Gideon Gono |
It's neither here nor there what people say about Gideon Gono's economic strategy but fact could be that as a nation, Zimbabwe failed itself by blaming him for the money he pumped into agriculture and industry to try and revive them. By standing aside, the opposition and those who care about Zimbabwe opened the door to corruption and eroded an opportunity that could have changed the future of our children
Gideon
Gono was an opportunity we missed and if we had listened to him, who knows,
maybe we would be enjoying those sunrises or are they sunsets now?
Bar
what Gono’s sunrises or sunsets are said to have caused, we missed their
brighter and warmer sides.
Ironically,
what Gono did is what most western governments have done to keep their banks
and major industries afloat. It’s a fact that the USA printed money and is
printing money to bridge the gap created by the 2008 economic disaster.
The
European Union too is printing money. Even the British are busy printing money.
Just don’t talk about India because the printing presses there are running.
Now
if other central banks are printing money to cushion their industries and keep
their banks afloat so that their economies do not collapse, what exactly was
wrong with our system? Why didn’t we embrace and wash in Gono’s sunrises?
I
will not bother you with figures and numbers here for the sake of simplicity
and clarity, but would like to explain the theory behind printing money.
It’s called the quantity theory of money propounded by Copernicus.
It simply states that money supply has a direct proportional relationship with
the price levels. I need not say much because the issue is why did we not
embrace Gono’s sunrises?
The crucial question here now is whether printing money leads to
inflation. And if it does, why isn’t there a rise in inflation in the US whose
debt is piling every second?
US deficit is projected to hit the $1.4 trillion mark this fiscal
year and the treasury department says it will not be able to approve any
borrowing by 2 August last year.
There were reports early June last year that US Republican law
makers were muting a brief debt technical default as a means of encouraging
White House to cut down on expenditure.
China, the largest US creditor that holds more than a trillion
dollars in Treasury, raised concern that such an act would plunge the global
economy.
There have been arguments that our inflation was driven up by
Gono’s money printing ventures and that we were indebted to the IMF etc etc
etc.
My point is; why did we suffer so much when our situation was just
as good or as bad as that of the USA which I have used as an example?
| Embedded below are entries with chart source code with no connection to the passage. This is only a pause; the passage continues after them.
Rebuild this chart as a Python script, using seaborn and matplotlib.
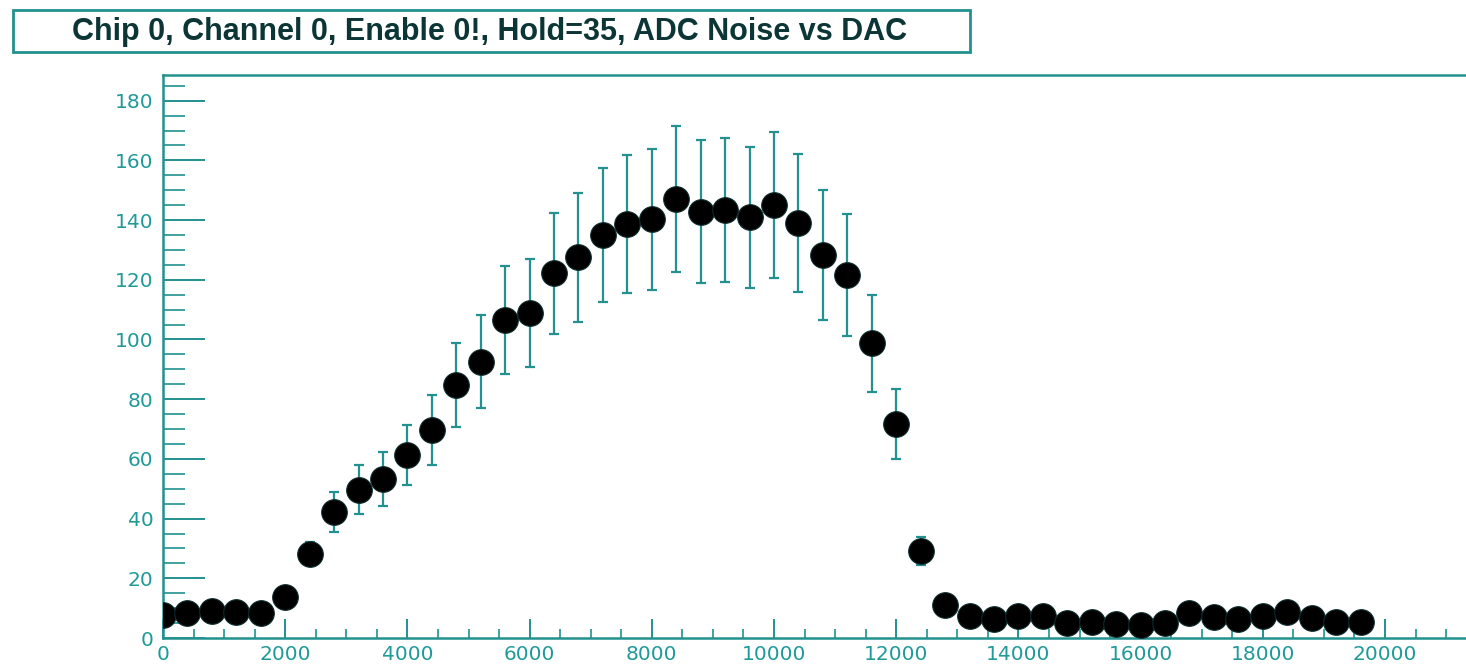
import matplotlib
matplotlib.use("Agg")
import matplotlib.pyplot as plt
import seaborn as sns
import numpy as np
import pandas as pd
from matplotlib.patches import Rectangle
from matplotlib.ticker import MultipleLocator

# ---- data ----
dac = [0, 400, 800, 1200, 1600, 2000, 2400, 2800, 3200, 3600,
       4000, 4400, 4800, 5200, 5600, 6000, 6400, 6800, 7200, 7600,
       8000, 8400, 8800, 9200, 9600, 10000, 10400, 10800, 11200, 11600,
       12000, 12400, 12800, 13200, 13600, 14000, 14400, 14800, 15200, 15600,
       16000, 16400, 16800, 17200, 17600, 18000, 18400, 18800, 19200, 19600]
noise = [7.8, 8.5, 8.9, 8.6, 8.3, 13.6, 28.3, 42.3, 49.6, 53.2,
         61.3, 69.7, 84.8, 92.6, 106.5, 108.8, 122.2, 127.5, 135.0, 138.7,
         140.2, 147.0, 142.8, 143.4, 140.9, 145.0, 139.0, 128.3, 121.6, 98.7,
         71.6, 29.2, 11.1, 7.4, 6.3, 7.4, 7.4, 5.1, 5.5, 4.6,
         4.4, 4.9, 8.3, 7.1, 6.3, 7.4, 8.8, 6.6, 5.5, 5.5]
noise_err = [1.5, 1.5, 1.5, 1.5, 1.5, 2.5, 4.0, 6.7, 8.2, 9.0,
             10.0, 11.7, 14.1, 15.6, 18.0, 18.0, 20.3, 21.5, 22.5, 23.0,
             23.5, 24.5, 24.0, 24.0, 23.7, 24.4, 23.0, 21.7, 20.5, 16.2,
             11.7, 4.7, 2.0, 1.5, 1.5, 1.5, 1.5, 1.5, 1.5, 1.5,
             1.5, 1.5, 1.5, 1.5, 1.5, 1.5, 1.5, 1.5, 1.5, 1.5]
title = "Chip 0, Channel 0, Enable 0!, Hold=35, ADC Noise vs DAC"
y_ticks = [0, 20, 40, 60, 80, 100, 120, 140, 160, 180]
x_ticks = [0, 2000, 4000, 6000, 8000, 10000, 12000, 14000, 16000, 18000, 20000]

df = pd.DataFrame({"dac": dac, "noise": noise, "err": noise_err})

TEAL = "#22918f"
TEXT_TEAL = "#1f9a99"

sns.set_style("white")
plt.rcParams["font.family"] = ["Liberation Sans", "DejaVu Sans"]

W, H = 1466, 667
fig = plt.figure(figsize=(W / 100, H / 100), dpi=100)

x0, x1 = 0, 21500
y0, y1 = 0, 188.6
left_px, bottom_px, top_px = 163, 638, 75
px_per_unit = 61.1 / 1000
ax_w_px = (x1 - x0) * px_per_unit
ax = fig.add_axes([left_px / W, (H - bottom_px) / H, ax_w_px / W, (bottom_px - top_px) / H])

ax.errorbar(df["dac"], df["noise"], yerr=df["err"], fmt="none",
            ecolor=TEAL, elinewidth=1.6, capsize=3.6, capthick=1.6, zorder=2)
sns.scatterplot(data=df, x="dac", y="noise", ax=ax, color="black", s=340,
                edgecolor="#0b2a2a", linewidth=0.8, zorder=3, legend=False)

ax.set_xlim(x0, x1)
ax.set_ylim(y0, y1)
ax.set_xticks(x_ticks)
ax.set_yticks(y_ticks)
ax.set_xticklabels([str(v) for v in x_ticks], fontfamily="DejaVu Sans")
ax.set_yticklabels([str(v) for v in y_ticks], fontfamily="DejaVu Sans")
ax.xaxis.set_minor_locator(MultipleLocator(500))
ax.yaxis.set_minor_locator(MultipleLocator(5))
ax.set_xlabel("")
ax.set_ylabel("")

ax.tick_params(axis="both", which="both", bottom=True, left=True, top=False, right=False)
ax.tick_params(axis="x", which="major", direction="in", length=14, width=1.4,
               color=TEAL, labelcolor=TEXT_TEAL, labelsize=14.5, pad=5)
ax.tick_params(axis="x", which="minor", direction="in", length=6.5, width=1.2, color=TEAL)
ax.tick_params(axis="y", which="major", direction="in", length=30, width=1.4,
               color=TEAL, labelcolor=TEXT_TEAL, labelsize=14.5, pad=7)
ax.tick_params(axis="y", which="minor", direction="in", length=16, width=1.2, color=TEAL)

for side in ["left", "bottom", "top"]:
    ax.spines[side].set_visible(True)
    ax.spines[side].set_color(TEAL)
    ax.spines[side].set_linewidth(1.8)
ax.spines["right"].set_visible(False)
ax.grid(False)

# title box
fig.patches.append(Rectangle((13 / W, 1 - 52 / H), (970 - 13) / W, (52 - 10) / H,
                             transform=fig.transFigure, facecolor="white",
                             edgecolor=TEAL, linewidth=2.0, zorder=5))
fig.text(490 / W, 1 - 32 / H, title, ha="center", va="center",
         fontsize=22, fontweight="bold", color="#0c3535", zorder=6)

fig.savefig("out.png", dpi=100)
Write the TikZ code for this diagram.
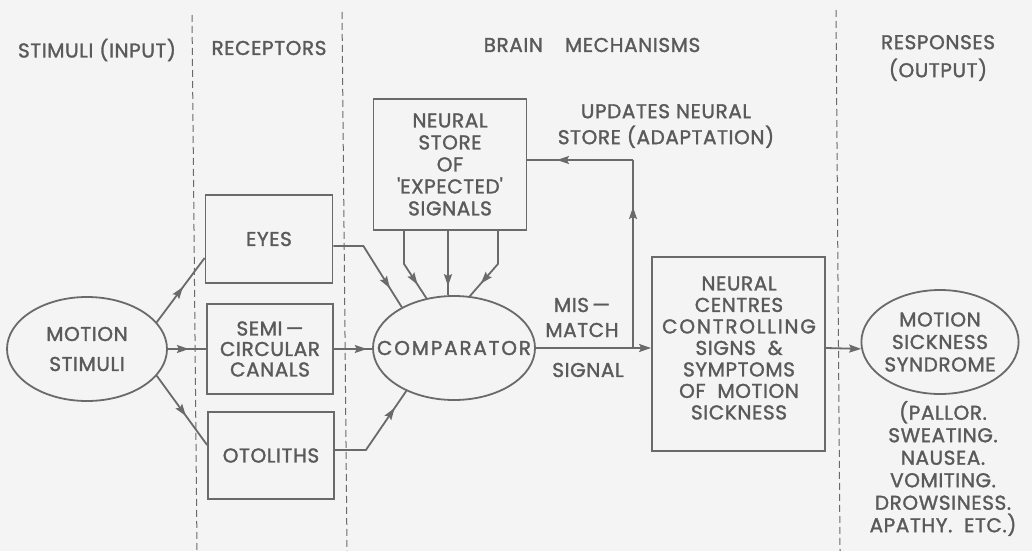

Let me give a brief rundown of what Gono did when he took over as
Reserve Bank of Zimbabwe Governor.
His first step was condemning old bank notes that had become
worthless because of inflation and introduced new currency on 1 August 2006.
A year later, Gono released Z$200 000 denomination. More came
afterwards: December 2007, new denominations were issued Z$250, Z$500, and Z$750
000; next on 20 December 2007, Z$1m, Z$5m and Z$10m were rolled out on 16
January 2008.
About four months later on 4 April, Gono unleashed Z$25m and Z$50m
with Z$100m and Z$250m rolling in on 5 May 2008 and Z$500m and Z$5b, Z$25b, and
Z$50b landing on 20 May 2008. The biggest one – Z$100b - was unrolled on 21
July 2008.
By then, money supply had increased from Z$45b to about Z$900 quadrillion.
Since his plan was to rejuvenate agriculture, he then injected
money in agriculture purchasing machinery, seed, fertilizer and even giving out
money.
He also turned on the banks that were operating like cartels where
he pushed out unscrupulous operators and speculators and created the ZABG.
In the process, Gono became culprit number one for causing cash
shortages; causing the highest inflation in the world and collapsing social
services namely health and education. Price hikes were also blamed on Gono.
What Gono’s critics fail to understand is that had we utilised his
ideas, we would have been somewhere. All that money put into agriculture could
have changed our fortunes.
If I can revert to the USA again where the Emergency Economic
Stabilisation Act was enacted on 3 October 2008 to purchase distressed assets
and inject capital into banks.
The Bill, signed by President George W. Bush before leaving
office, made available US$700billion under the Troubled Asset Relief Program
(TARP) that would prevent an economic depression and restore confidence in the
USA credit markets.
Today, the USA economy has not been back to what it used to be
before the 2008 economic problems but at least there is some sense of pride and
development.
This, maybe, is where the difference is; support and national
pride. In our case we did not take any pride in Gono’s efforts. For most of us,
it was a Zanu-PF thing.
Indeed, Zanu-PF made it their thing.
That’s why most if not all those who benefited from the RBZ were
non-productive farmers who sold the fuel, seed and fertilizer they got; who
used the tractors as kombis or luxury ‘cars’ for driving to the bar; who still
today use the land as a place for a homestead while the fields run empty
throughout the year.
And nobody had the guts to stop them because they played the party
card. I know a top figure who got a combine harvester which was never used. The
last time I saw the machine, it was parked at Concession.
There are also some who just went to take things just for the sake
of taking when they could not utilise them. Today, equipment is lying unused on
barren farms.
We missed this other side of Gono’s sunrise.